New York was the most populated state. (According to the 1900 census, there were 7,268,894 residents in New York, compared to 6,302,115 in Pennsylvania. In the 1910 census, there were 9,113,614
residents of New York and 7,665,111 residents of Pennsylvania.)

Scientists used radiometric dating to determine that the earth was 2.2 billion years old.
Albert Einstein introduced the principle of E=mc2.
Ivan Pavlov demonstrated conditioned responses with salivating dogs.
Lee DeForest invented the triode thermionic amplifier.
The Autochrome Lumiere was the first color photography process to be marketed.

A loaf of bread cost 5 cents.
A gallon of milk cost 31 cents.
A Hershey bar cost 5 cents.
A stamp cost 2 cents.
A car cost $500.
A house cost $4,500.
The average household income was $897 a year.
Unemployment was at 2.8 percent.
The federal government spent $.58 billion.

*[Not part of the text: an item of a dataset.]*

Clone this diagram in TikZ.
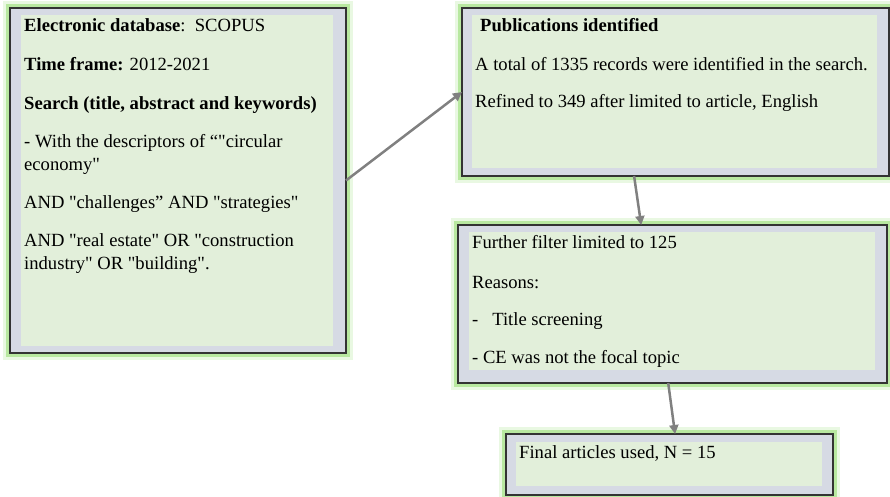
\documentclass[tikz,border=0pt]{standalone}
\usepackage{fontspec}
\setmainfont{Liberation Serif}[Ligatures=TeXOff]
\usetikzlibrary{arrows.meta,calc}
\definecolor{framegray}{HTML}{D6DAE4}
\definecolor{innergreen}{HTML}{E2EFDA}
\definecolor{glowgreen}{HTML}{B8E8A0}
\definecolor{edge}{HTML}{333333}
\definecolor{arrowgray}{HTML}{808080}
\begin{document}
\begin{tikzpicture}[x=1pt,y=-1pt,
  outerbox/.style={draw=edge,line width=1.2pt,fill=framegray,inner sep=0,outer sep=0,
    preaction={draw=glowgreen!50,line width=14pt,opacity=0.6},
    preaction={draw=glowgreen,line width=8pt}},
  innerbox/.style={fill=innergreen,draw=none,inner sep=0,outer sep=0},
  txt/.style={anchor=base west,inner sep=0,font=\fontsize{18.6}{22}\selectfont},
  conn/.style={draw=arrowgray,line width=2.5pt,-{Triangle[length=9pt,width=9pt]}}]
\useasboundingbox (0,0) rectangle (890,497);
% boxes
\node[outerbox,minimum width=336pt,minimum height=345pt] (A) at (178,180.5) {};
\node[innerbox,minimum width=312pt,minimum height=331pt] (Ai) at (177,180.5) {};
\node[outerbox,minimum width=427pt,minimum height=168pt] (B) at (675.5,92) {};
\node[innerbox,minimum width=405pt,minimum height=153pt] (Bi) at (674.5,91.5) {};
\node[outerbox,minimum width=429pt,minimum height=158pt] (C) at (672.5,304) {};
\node[innerbox,minimum width=406pt,minimum height=138pt] (Ci) at (672,301) {};
\node[outerbox,minimum width=327pt,minimum height=61pt] (D) at (669.5,464.5) {};
\node[innerbox,minimum width=306pt,minimum height=44pt] (Di) at (669,464) {};
% texts box A
\node[txt] (a1) at (24,32) {\textbf{Electronic database}:\ \ SCOPUS};
\node[txt] (a2) at (24,71) {\textbf{Time frame:} 2012-2021};
\node[txt] (a3) at (24,110) {\textbf{Search (title, abstract and keywords)}};
\node[txt] (a4) at (24,148) {- With the descriptors of “"circular};
\node[txt] (a5) at (24,170) {economy"};
\node[txt] (a6) at (24,208) {AND "challenges” AND "strategies"};
\node[txt] (a7) at (24,246) {AND "real estate" OR "construction};
\node[txt] (a8) at (24,269) {industry" OR "building".};
% texts box B
\node[txt] (b1) at (480,32) {\textbf{Publications identified}};
\node[txt] (b2) at (475,71) {A total of 1335 records were identified in the search.};
\node[txt] (b3) at (475,108) {Refined to 349 after limited to article, English};
% texts box C
\node[txt] (c1) at (472,248) {Further filter limited to 125};
\node[txt] (c2) at (472,288) {Reasons:};
\node[txt] (c3) at (472,325) {-\ \ \ Title screening};
\node[txt] (c4) at (472,363) {- CE was not the focal topic};
% text box D
\node[txt] (d1) at (519,458) {Final articles used, N = 15};
% connectors
\draw[conn] (A.east) -- (B.west);
\draw[conn] ($(B.south west)!0.403!(B.south east)$) -- ($(C.north west)!0.427!(C.north east)$);
\draw[conn] ($(C.south west)!0.49!(C.south east)$) -- ($(D.north west)!0.517!(D.north east)$);
\end{tikzpicture}
\end{document}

Theodore Roosevelt was the president of the United States; his vice president was Charles W. Fairbanks.
A fall of the stock market sparked a financial panic across the country in October. J.P. Morgan, E.H. Harriman, James Stillman, Henry Clay Frick and other financiers created a $25 million pool and invested in shares on the New York Stock Exchange to avert a major financial crisis.
The “Indian Territory” and “Oklahoma Territory” became the 46th state, Oklahoma, on November 16.
Pennsylvania adopted its state flag.

-- Info from What Was Life Like in 1907?

Emma the Elder regaled the family with stories of the ice men, with their horse drawn carriages, bringing blocks of ice from house to house to go into everyone's ice box, the precursor to the refrigerator. She saw the wholesale adoption of electricity, the telephone, television, automobiles, airplanes, computers, space travel and more. The right to vote for women and minorities. The introduction and repeal of prohibition. WWI and WWII, the Korean War, Vietnam, the Gulf War, and the fall of the Soviet Union.

It's mind-boggling. My mind, it is boggled.

Emma the Younger will see a whole new world. We may send a manned expedition to Mars in her lifetime. Computers are getting faster and smaller. Entire diseases have been and will be eradicated. The environment is crumbling around us, but if we work together we can save it.

A brave new world, indeed.

Will she see teleporters? Nanotechnology? Life extension? Full body virtual reality games? Flying cars? Silver jumpsuits? Will we be around to see some of it?

I sure hope so.

What do you think life will be like in 100 years?

1 comment:

cindy said...

and her other Great - Grandma baby sat Castro!

I wonder if our great - grand children will be in aw over the things we've seen in our life?